The big drawback of doors that open like wings—the Mercedes-Benz AMG SLS has them, as did the DeLorean—is they require a lot of room to open, so you’re always worried about hitting something. Tesla got around this by double-hinging the doors, and fitting each with an ultrasonic sensor and putting a third on the roof. They scan the area around the vehicle to determine how much space there is, then adjust the “span” and open accordingly.

It sounds complicated as hell, and it is, but it works beautifully. Tesla engineers say the doors can open with as little as 12 inches on each side of the vehicle—then proved it by having us park between two cars. The mirrors on the X were mere inches from those of the car on either side, yet the doors opened flawlessly. Capacitive sensors in the edges of each door sense obstacles within 2 to 4 inches, so you don’t have to worry about a descending door whacking your head or crushing your fingers.

Below, you can check out Elon Musk showcasing the Model X’s Falcon Wing doors in action.

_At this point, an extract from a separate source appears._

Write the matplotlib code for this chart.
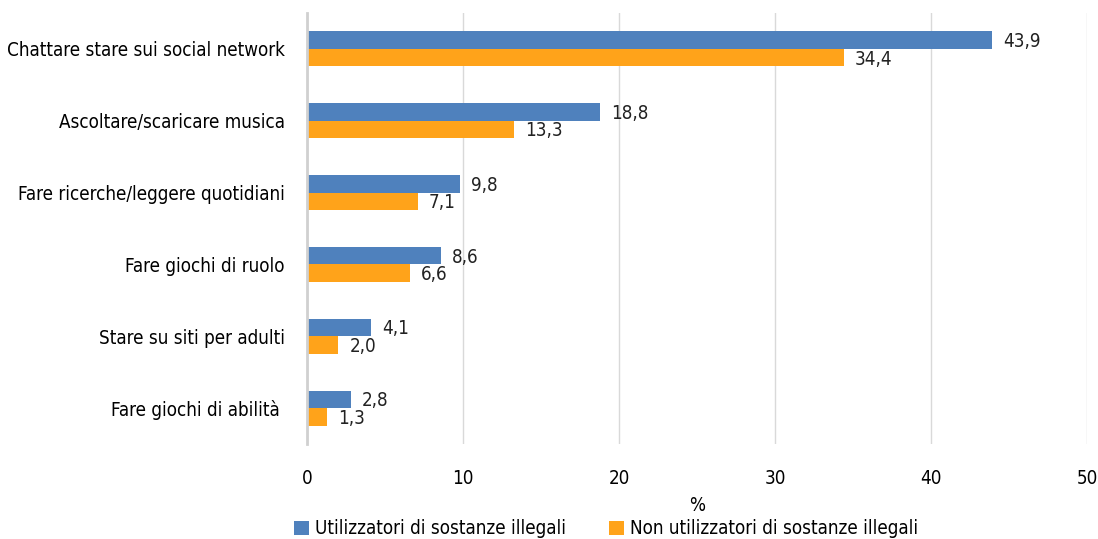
import matplotlib.pyplot as plt
import numpy as np

plt.rcParams['font.family'] = ['DejaVu Sans']
plt.rcParams['font.stretch'] = 'condensed'

categories = ['Chattare stare sui social network', 'Ascoltare/scaricare musica',
              'Fare ricerche/leggere quotidiani', 'Fare giochi di ruolo',
              'Stare su siti per adulti', 'Fare giochi di abilità ']
utilizzatori = [43.9, 18.8, 9.8, 8.6, 4.1, 2.8]
non_utilizzatori = [34.4, 13.3, 7.1, 6.6, 2.0, 1.3]
xticks = [0, 10, 20, 30, 40, 50]

blue = '#4f81bd'
orange = '#ffa31a'

fig = plt.figure(figsize=(10.98, 5.39), dpi=100)
ax = fig.add_axes([0.2796, 0.176, 0.7104, 0.800])

y = np.arange(len(categories))
h = 0.245
b1 = ax.barh(y - h / 2, utilizzatori, height=h, color=blue, label='Utilizzatori di sostanze illegali')
b2 = ax.barh(y + h / 2, non_utilizzatori, height=h, color=orange, label='Non utilizzatori di sostanze illegali')

for bars in (b1, b2):
    for bar in bars:
        v = bar.get_width()
        ax.annotate(f'{v:.1f}'.replace('.', ','), (v, bar.get_y() + bar.get_height() / 2),
                    xytext=(8, -1), textcoords='offset points', va='center', ha='left',
                    fontsize=13.5, color='#222222')

ax.set_yticks(y)
ax.set_yticklabels(categories, fontsize=13.5)
ax.set_ylim(len(categories) - 0.5, -0.5)
ax.set_xlim(0, 50)
ax.set_xticks(xticks)
ax.set_xticklabels([str(t) for t in xticks], fontsize=13.5)
ax.tick_params(length=0)
ax.tick_params(axis='y', pad=16)
ax.tick_params(axis='x', pad=18)
ax.grid(axis='x', color='#d9d9d9', linewidth=1)
ax.set_axisbelow(True)
for s in ['top', 'right', 'bottom']:
    ax.spines[s].set_visible(False)
ax.spines['left'].set_color('#d0d0d0')
ax.spines['left'].set_linewidth(2)
ax.set_xlabel('%', fontsize=13.5, labelpad=6)

fig.legend(loc='lower center', bbox_to_anchor=(0.552, -0.03), ncol=2, frameon=False,
           fontsize=13.5, handlelength=0.8, handleheight=0.8, handletextpad=0.3, columnspacing=2.3)

fig.savefig('out.png', dpi=100)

While we’ll have to wait a little bit longer before we see an exhaustive review of the Model X, many of the first impressions we’ve seen thus far have been exceedingly positive. If you’re at all interesting getting your hands on a Model X of your own, the bad news is that you’ll have to wait a bit. Due to incredibly high demand, all new Model X orders won’t even begin shipping until mid-2016 at the absolute earliest.